The strongest pushback is that physical media isn't dying, it's stabilizing, and a collector revival is underway. There's real evidence for it. The rate of decline slowed dramatically from a 23 percent drop in 2024 to about 9 percent in 2025. The premium tier is even growing. 4K Blu-ray sales increased 19.5% per the 2025 ERA report. Gen Z is reportedly part of it, with young consumers drawn to the nostalgia of physical media and the ability to own content, rather than relying on fragmented streaming platforms.

I'll grant all of that. But notice what the revival actually is: a boutique, steelbook, cinephile niche. Physical software was a multi-billion-dollar pillar of the industry for two console generations; it is now a niche. A slower rate of decline is still decline, and a growth spike in $40 collector editions doesn't repopulate the mass-market shelf that let ordinary people own ordinary copies. The revival saves the trophies. It doesn't save the catalog.
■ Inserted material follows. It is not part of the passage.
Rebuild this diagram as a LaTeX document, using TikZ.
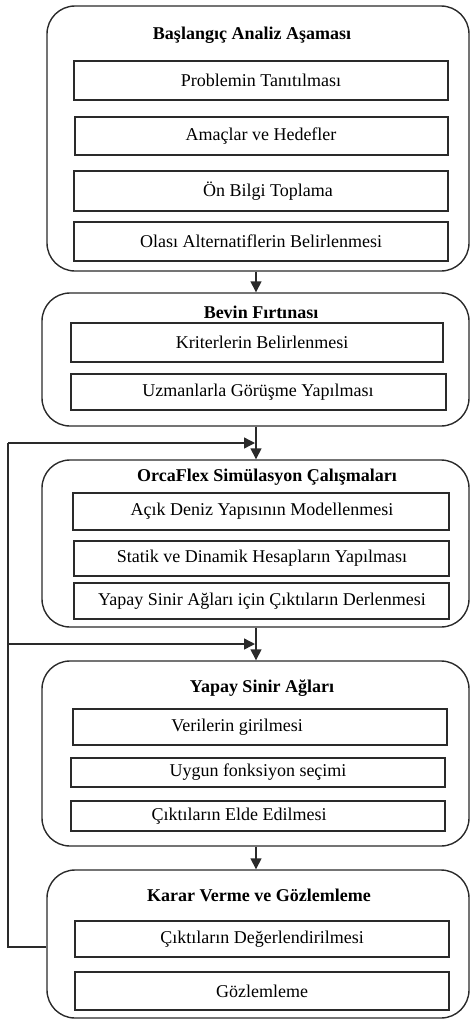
\documentclass[tikz,border=0pt]{standalone}
\usepackage{fontspec}
\setmainfont{Liberation Serif}
\usetikzlibrary{arrows.meta}
\definecolor{ln}{HTML}{2A2A2A}
\tikzset{
  outerbox/.style={draw=ln, line width=1.4pt, rounded corners=28pt, inner sep=0pt},
  innerbox/.style={draw=ln, line width=1.4pt, inner sep=0pt},
  txt/.style={inner sep=0pt, font=\fontsize{18}{21}\selectfont},
  ttl/.style={inner sep=0pt, font=\fontsize{18}{21}\selectfont\bfseries},
  conn/.style={draw=ln, line width=1.4pt},
  arr/.style={conn, -{Triangle[length=11pt,width=11pt]}}
}
\newcommand{\obox}[5]{\node[outerbox, minimum width={#4-#2}, minimum height={#5-#3}] (#1) at ({(#2+#4)/2},{(#3+#5)/2}) {};}
\newcommand{\ibox}[7]{\node[innerbox, minimum width={#4-#2}, minimum height={#5-#3}] (#1) at ({(#2+#4)/2},{(#3+#5)/2}) {};
  \node[txt] (#1t) at (#6,{(#3+#5)/2}) {#7};}
\begin{document}
\begin{tikzpicture}[x=1pt,y=-1pt]
\useasboundingbox (0,0) rectangle (470,1020);
% outer boxes
\obox{B1}{47}{6}{469}{271}
\obox{B2}{42}{293}{469}{426}
\obox{B3}{42}{460}{469}{627}
\obox{B4}{42}{661}{469}{846}
\obox{B5}{47}{870}{469}{1018}
% titles
\node[ttl] (T1) at (252,35) {Başlangıç Analiz Aşaması};
\node[ttl] (T2) at (261,312) {Bevin Fırtınası};
\node[ttl] (T3) at (267,477) {OrcaFlex Simülasyon Çalışmaları};
\node[ttl] (T4) at (262,688) {Yapay Sinir Ağları};
\node[ttl] (T5) at (259,895) {Karar Verme ve Gözlemleme};
% inner boxes
\ibox{a1}{74}{61}{448}{100}{261}{Problemin Tanıtılması}
\ibox{a2}{75}{117}{448}{155}{261}{Amaçlar ve Hedefler}
\ibox{a3}{74}{171}{448}{211}{268}{Ön Bilgi Toplama}
\ibox{a4}{74}{222}{448}{261}{261}{Olası Alternatiflerin Belirlenmesi}
\ibox{b1}{71}{323}{443}{362}{262}{Kriterlerin Belirlenmesi}
\ibox{b2}{71}{374}{446}{410}{258}{Uzmanlarla Görüşme Yapılması}
\ibox{c1}{73}{493}{449}{530}{262}{Açık Deniz Yapısının Modellenmesi}
\ibox{c2}{74}{541}{449}{576}{262}{Statik ve Dinamik Hesapların Yapılması}
\ibox{c3}{74}{583}{449}{619}{262}{Yapay Sinir Ağları için Çıktıların Derlenmesi}
\ibox{d1}{73}{709}{447}{745}{237}{Verilerin girilmesi}
\ibox{d2}{71}{758}{445}{787}{258}{Uygun fonksiyon seçimi}
\ibox{d3}{71}{801}{445}{831}{239}{Çıktıların Elde Edilmesi}
\ibox{e1}{75}{921}{449}{957}{262}{Çıktıların Değerlendirilmesi}
\ibox{e2}{75}{972}{449}{1010}{262}{Gözlemleme}
% connectors
\coordinate (ax) at (256,0);
\coordinate (fbL) at (8,947);
\coordinate (fbT) at (8,443);
\coordinate (fbM) at (8,644);
\draw[arr] (B1.south -| ax) -- (B2.north -| ax);
\draw[arr] (B2.south -| ax) -- (B3.north -| ax);
\draw[arr] (B3.south -| ax) -- (B4.north -| ax);
\draw[arr] (B4.south -| ax) -- (B5.north -| ax);
\draw[conn] (B5.west |- fbL) -- (fbL) -- (fbT);
\draw[arr, shorten >=1pt] (fbT) -- (ax |- fbT);
\draw[arr, shorten >=1pt] (fbM) -- (ax |- fbM);
\end{tikzpicture}
\end{document}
And it does nothing about the licensing wall. A thriving Blu-ray boutique scene has zero effect on whether a delisted, server-locked game from 2014 can ever legally be played again. That's the tell. The collector comeback and the preservation crisis are running on separate tracks, and only one of them is about ownership as a right rather than ownership as a luxury good.

The market gave us convenience and took the copy. Until libraries get the legal room to share what they've already preserved, the honest description of the situation is uncomfortable: the pirates are doing the archiving the industry won't.